The Liberal Party website has a special section complete with GIFs of the rapper Diddy “making it rain” and Lena Dunham’s Girls character telling her internship boss she can “no longer afford to work for free.”

The point is that the Liberals understand how financially squeezed young people are, and they plan to help by boosting the Canada Student Grant for low- and middle-income post-secondary students.

But the claims the Liberals make to prove their point about poor graduates appear to be misleading.

The page says “the average student graduates today with $28,000 of debt.”

In fact, figures from Statistics Canada’s National Graduates Survey, 2013 suggest the average student graduates owing less than half that.

The NGS found bachelor’s and master’s students with debt owed about $26,000 at graduation -- but only 50 per cent of bachelor graduates and 44 per cent of master’s graduates finished school with any debt at all. That included government loans, bank lines of credit and family loans.

Once the half with no debt was added in, the “average student” finished university owing about $13,000.

A smaller but more recent survey by the Canadian University Survey Consortium found similar figures.

CUSC asked 18,144 graduating students at 36 universities about their debt from any source. Again, exactly half of final-year undergraduates reported having any debt.

Among those with loans, the average student owed $26,819, but after the debtless 50 per cent were included, the “average student” owed $13,331, according to CUSC.

So where did the $28,000 figure come from?

The Canadian Federation of Students, a national student lobby group that fights against rising tuition fees, frequently talks about an “average debt load” of $28,000.

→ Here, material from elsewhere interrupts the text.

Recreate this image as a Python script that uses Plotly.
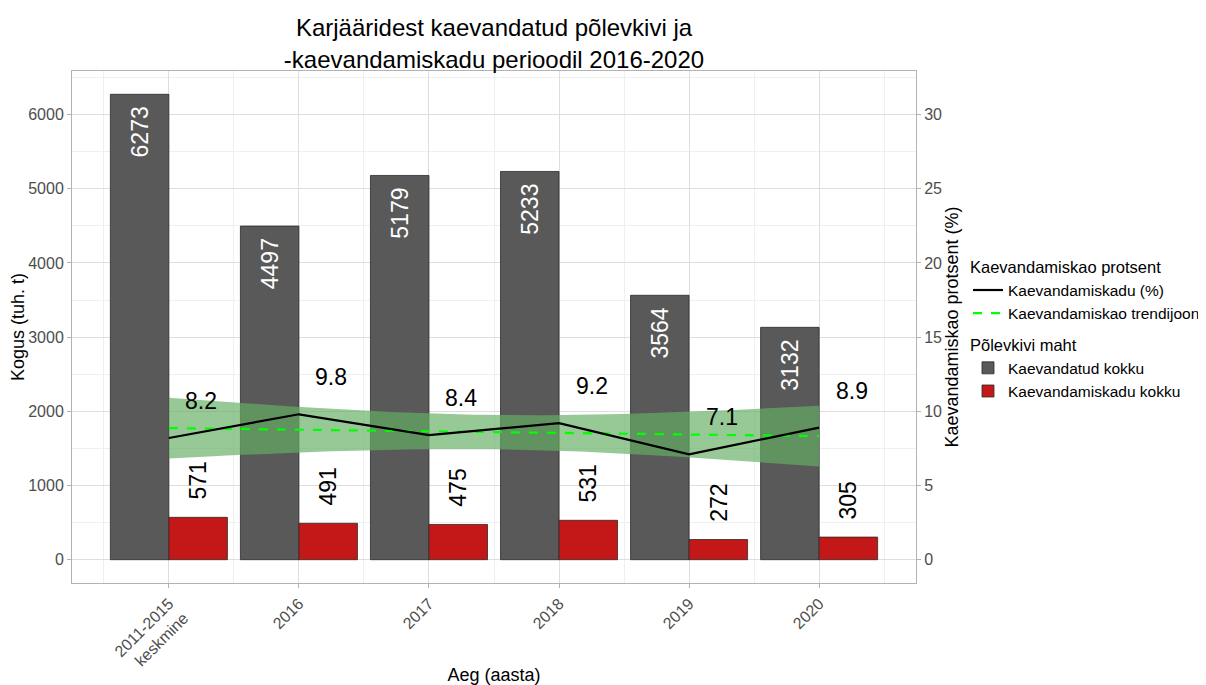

Again, the “debt load” only applies to students who have debt. CFS’s recent report on the Impact of Student Debt clarifies that the $28,000 figure they use only includes the less than half of students who get the Canada Student Grant.

Another claim on the Liberal post-secondary education section is that “Under (Conservative Leader Stephen) Harper, tuition has gone up by more than 30%.”

That’s accurate, but not the full story. While Statistics Canada reports average fees rose about 28 per cent over the past nine years (from $4,400 in 2006-2007 to $6,191 in 2015-2016), the provinces -- not the federal government -- regulate tuition fees and fund universities on a per-student basis. In other words, tuition is not under federal leaders’ control.

While the Liberals got these facts wrong, the NDP and Conservatives appear to have avoided mistakes on similar pages for post-secondary students.

The NDP, which also plans to boost the Canada Student Grants program, references rising tuition but does not tie it to the Harper Conservatives.

The Conservatives, who promise to boost the number of students eligible for the Canada Student Grant, don’t mention tuition or student debt at all.